● Problem to work on: Begin with the first line of the material and write out each line exactly, ending with the line that contains "91], [0.425, 27.9]];". Pictures are not part of the copy.

● Collected material:
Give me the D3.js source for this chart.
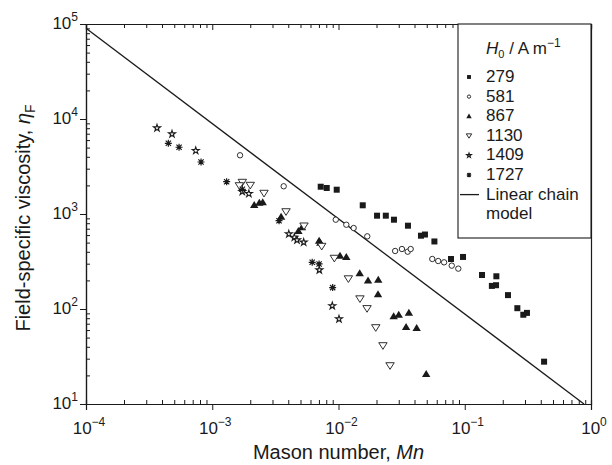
<!DOCTYPE html>
<html>
<head>
<meta charset="utf-8">
<script src="https://cdn.jsdelivr.net/npm/d3@7"></script>
<style>
    body { margin: 0; background: #fff; }
    text { font-family: "Liberation Sans", Arial, sans-serif; fill: #1a1a1a; }
</style>
</head>
<body>
<div id="chart"></div>
<script>
/* * * * * * * * * * * * * *
*   field-specific viscosity  *
* * * * * * * * * * * * * */

// [Mason number, field-specific viscosity]
const h279 = [[0.00723, 1937], [0.00807, 1879], [0.00968, 1802], [0.01556, 1235], [0.0202, 960],
    [0.0237, 960], [0.0275, 871], [0.0355, 753], [0.0450, 591], [0.0484, 608], [0.0575, 514],
    [0.0778, 336], [0.0969, 353], [0.137, 228], [0.164, 175], [0.178, 221], [0.177, 178],
    [0.220, 140], [0.261, 102], [0.291, 87], [0.311, 91], [0.425, 27.9]];

const h581 = [[0.00166, 4150], [0.00368, 1958], [0.00951, 871], [0.01153, 771], [0.01318, 712],
    [0.0169, 582], [0.0281, 408], [0.0318, 428], [0.0353, 401], [0.0373, 428], [0.0553, 336],
    [0.0616, 320], [0.0686, 310], [0.0789, 286], [0.0889, 266]];

const h867 = [[0.00215, 1244], [0.00236, 1315], [0.00251, 1328], [0.00351, 937], [0.00481, 662],
    [0.00514, 724], [0.00702, 524], [0.00718, 499], [0.01028, 364], [0.01153, 353], [0.01472, 238],
    [0.01714, 199], [0.02065, 203], [0.02056, 143], [0.02735, 83.8], [0.0300, 87.1], [0.0361, 91.4],
    [0.0343, 64.7], [0.0416, 63.1], [0.0495, 20.7]];

const h1130 = [[0.00173, 2157], [0.00164, 1986], [0.00200, 2005], [0.00257, 1652], [0.00384, 1057],
    [0.00533, 748], [0.00736, 457], [0.00927, 342], [0.01197, 208], [0.01479, 128], [0.01683, 101],
    [0.01973, 63.6], [0.02249, 41.1], [0.0256, 25.3]];

const h1409 = [[0.000365, 8040], [0.000480, 6950], [0.000740, 4640], [0.00173, 1718], [0.00195, 1636],
    [0.00404, 616], [0.00447, 568], [0.00469, 532], [0.00530, 504], [0.00705, 257], [0.00893, 108],
    [0.01009, 78.5]];

const h1727 = [[0.000449, 5550], [0.000546, 5040], [0.000815, 3527], [0.00130, 2188], [0.00173, 1820],
    [0.00338, 850], [0.00619, 310], [0.00702, 298], [0.00899, 168]];

const fieldLabels = ["279", "581", "867", "1130", "1409", "1727"];
const fieldData = [h279, h581, h867, h1130, h1409, h1727];
const fieldSymbols = ["square", "circle", "triangleUp", "triangleDown", "star", "asterisk"];

// linear chain model end points
const chainModel = [[1e-4, 9.0e4], [0.88, 10]];

const xMajor = [1e-4, 1e-3, 1e-2, 1e-1, 1];
const xExp = ["\u22124", "\u22123", "\u22122", "\u22121", "0"];
const yMajor = [10, 100, 1e3, 1e4, 1e5];
const yExp = ["1", "2", "3", "4", "5"];


const width = 612, height = 465;
const margin = {left: 86, right: 21, top: 24, bottom: 61};

const svg = d3.select("#chart").append("svg")
    .attr("width", width)
    .attr("height", height);

const x = d3.scaleLog()
    .domain([1e-4, 1])
    .range([margin.left, width - margin.right]);

const y = d3.scaleLog()
    .domain([10, 1e5])
    .range([height - margin.bottom, margin.top]);

const x0 = x.range()[0], x1 = x.range()[1];
const y0 = y.range()[0], y1 = y.range()[1];

// minor tick values for each decade
function minorTicks(lo, hi) {
    let out = [];
    for (let p = lo; p < hi; p++) {
        for (let k = 2; k <= 9; k++) out.push(k * Math.pow(10, p));
    }
    return out;
}
const xMinor = minorTicks(-4, 0);
const yMinor = minorTicks(1, 5);

const ink = "#1a1a1a";
const fs = "17px";
const titleFs = "20px";

// axes: major ticks outward, minor ticks inward
svg.append("g")
    .attr("transform", `translate(0,${y0})`)
    .call(d3.axisBottom(x).tickValues(xMajor).tickSize(6).tickFormat(""));
svg.append("g")
    .attr("transform", `translate(0,${y0})`)
    .call(d3.axisBottom(x).tickValues(xMinor).tickSize(-4).tickFormat(""));
svg.append("g")
    .attr("transform", `translate(0,${y1})`)
    .call(d3.axisTop(x).tickValues(xMajor).tickSize(-6).tickFormat(""));
svg.append("g")
    .attr("transform", `translate(0,${y1})`)
    .call(d3.axisTop(x).tickValues(xMinor).tickSize(-4).tickFormat(""));
svg.append("g")
    .attr("transform", `translate(${x0},0)`)
    .call(d3.axisLeft(y).tickValues(yMajor).tickSize(6).tickFormat(""));
svg.append("g")
    .attr("transform", `translate(${x0},0)`)
    .call(d3.axisLeft(y).tickValues(yMinor).tickSize(-4).tickFormat(""));
svg.append("g")
    .attr("transform", `translate(${x1},0)`)
    .call(d3.axisRight(y).tickValues(yMajor).tickSize(0).tickFormat(""));

svg.selectAll(".domain").attr("stroke", ink).attr("stroke-width", 1.2);
svg.selectAll(".tick line").attr("stroke", ink).attr("stroke-width", 1);

// tick labels with superscripts
const xl = svg.append("g").selectAll("text")
    .data(xMajor)
    .enter().append("text")
    .attr("x", d => x(d) + 3)
    .attr("y", y0 + 30)
    .attr("text-anchor", "middle")
    .style("font-size", fs);
xl.append("tspan").text("10");
xl.append("tspan").attr("dy", -8).style("font-size", "12px").text((d, i) => xExp[i]);

const yl = svg.append("g").selectAll("text")
    .data(yMajor)
    .enter().append("text")
    .attr("x", x0 - 8)
    .attr("y", d => y(d) + 5)
    .attr("text-anchor", "end")
    .style("font-size", fs);
yl.append("tspan").text("10");
yl.append("tspan").attr("dy", -8).style("font-size", "12px").text((d, i) => yExp[i]);

// axis titles
const xt = svg.append("text")
    .attr("x", (x0 + x1) / 2)
    .attr("y", 459)
    .attr("text-anchor", "middle")
    .style("font-size", titleFs);
xt.append("tspan").text("Mason number, ");
xt.append("tspan").style("font-style", "italic").text("Mn");

const yt = svg.append("text")
    .attr("transform", `translate(30,${(y0 + y1) / 2 + 4}) rotate(-90)`)
    .attr("text-anchor", "middle")
    .style("font-size", titleFs);
yt.append("tspan").text("Field-specific viscosity, ");
yt.append("tspan").style("font-style", "italic").text("\u03b7");
yt.append("tspan").attr("dy", 5).style("font-size", "14px").text("F");

// linear chain model
svg.append("path")
    .datum(chainModel)
    .attr("d", d3.line().x(d => x(d[0])).y(d => y(d[1])))
    .attr("fill", "none")
    .attr("stroke", ink)
    .attr("stroke-width", 1.3);

// marker shapes
function drawMarker(g, type, s) {
    if (type === "square") {
        g.append("rect").attr("x", -s / 2).attr("y", -s / 2).attr("width", s).attr("height", s)
            .attr("fill", ink);
    } else if (type === "circle") {
        g.append("circle").attr("r", s / 2 - 0.3).attr("fill", "#fff").attr("stroke", ink).attr("stroke-width", 0.9);
    } else if (type === "triangleUp") {
        let h = s * 0.95;
        g.append("path").attr("d", `M0,${-h * 0.6}L${s * 0.6},${h * 0.45}L${-s * 0.6},${h * 0.45}Z`)
            .attr("fill", ink);
    } else if (type === "triangleDown") {
        let h = s * 0.95;
        g.append("path").attr("d", `M0,${h * 0.55}L${s * 0.6},${-h * 0.45}L${-s * 0.6},${-h * 0.45}Z`)
            .attr("fill", "#fff").attr("stroke", ink).attr("stroke-width", 0.9);
    } else if (type === "star") {
        g.append("path").attr("d", d3.symbol().type(d3.symbolStar).size(s * s * 0.36)())
            .attr("fill", "#fff").attr("stroke", ink).attr("stroke-width", 1.1);
    } else if (type === "asterisk") {
        let r = s / 2;
        let d = `M${-r},0L${r},0M0,${-r}L0,${r}M${-r * 0.75},${-r * 0.75}L${r * 0.75},${r * 0.75}M${-r * 0.75},${r * 0.75}L${r * 0.75},${-r * 0.75}`;
        g.append("path").attr("d", d).attr("stroke", ink).attr("stroke-width", 1.2);
        g.append("circle").attr("r", r * 0.45).attr("fill", ink);
    }
}

const markerSize = {square: 6, circle: 6, triangleUp: 7, triangleDown: 7, star: 6.5, asterisk: 7};

fieldData.forEach((series, i) => {
    let type = fieldSymbols[i];
    svg.append("g").selectAll("g")
        .data(series)
        .enter().append("g")
        .attr("transform", d => `translate(${x(d[0])},${y(d[1])})`)
        .each(function () { drawMarker(d3.select(this), type, markerSize[type]); });
});

// legend
const legend = svg.append("g");
legend.append("rect")
    .attr("x", 458).attr("y", y1)
    .attr("width", x1 - 458).attr("height", 214)
    .attr("fill", "#fff")
    .attr("stroke", ink)
    .attr("stroke-width", 1.1);

const lt = legend.append("text")
    .attr("x", 486)
    .attr("y", 54)
    .style("font-size", fs);
lt.append("tspan").style("font-style", "italic").text("H");
lt.append("tspan").attr("dy", 4).style("font-size", "11px").text("0");
lt.append("tspan").attr("dy", -4).text(" / A m");
lt.append("tspan").attr("dy", -7).style("font-size", "12px").text("\u22121");

const rowY = d3.scaleLinear().domain([0, 1]).range([82, 101.6]);

fieldLabels.forEach((lab, i) => {
    let cy = rowY(i);
    let g = legend.append("g").attr("transform", `translate(469,${cy - 5})`);
    drawMarker(g, fieldSymbols[i], markerSize[fieldSymbols[i]] * 0.65);
    legend.append("text")
        .attr("x", 486)
        .attr("y", cy)
        .style("font-size", fs)
        .text(lab);
});

legend.append("line")
    .attr("x1", 460).attr("x2", 479)
    .attr("y1", rowY(6) - 5).attr("y2", rowY(6) - 5)
    .attr("stroke", ink)
    .attr("stroke-width", 1.3);
legend.append("text")
    .attr("x", 486).attr("y", rowY(6))
    .style("font-size", fs)
    .text("Linear chain");
legend.append("text")
    .attr("x", 486).attr("y", rowY(7))
    .style("font-size", fs)
    .text("model");
</script>
</body>
</html>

● Answer:
Give me the D3.js source for this chart.
<!DOCTYPE html>
<html>
<head>
<meta charset="utf-8">
<script src="https://cdn.jsdelivr.net/npm/d3@7"></script>
<style>
    body { margin: 0; background: #fff; }
    text { font-family: "Liberation Sans", Arial, sans-serif; fill: #1a1a1a; }
</style>
</head>
<body>
<div id="chart"></div>
<script>
/* * * * * * * * * * * * * *
*   field-specific viscosity  *
* * * * * * * * * * * * * */

// [Mason number, field-specific viscosity]
const h279 = [[0.00723, 1937], [0.00807, 1879], [0.00968, 1802], [0.01556, 1235], [0.0202, 960],
    [0.0237, 960], [0.0275, 871], [0.0355, 753], [0.0450, 591], [0.0484, 608], [0.0575, 514],
    [0.0778, 336], [0.0969, 353], [0.137, 228], [0.164, 175], [0.178, 221], [0.177, 178],
    [0.220, 140], [0.261, 102], [0.291, 87], [0.311, 91], [0.425, 27.9]];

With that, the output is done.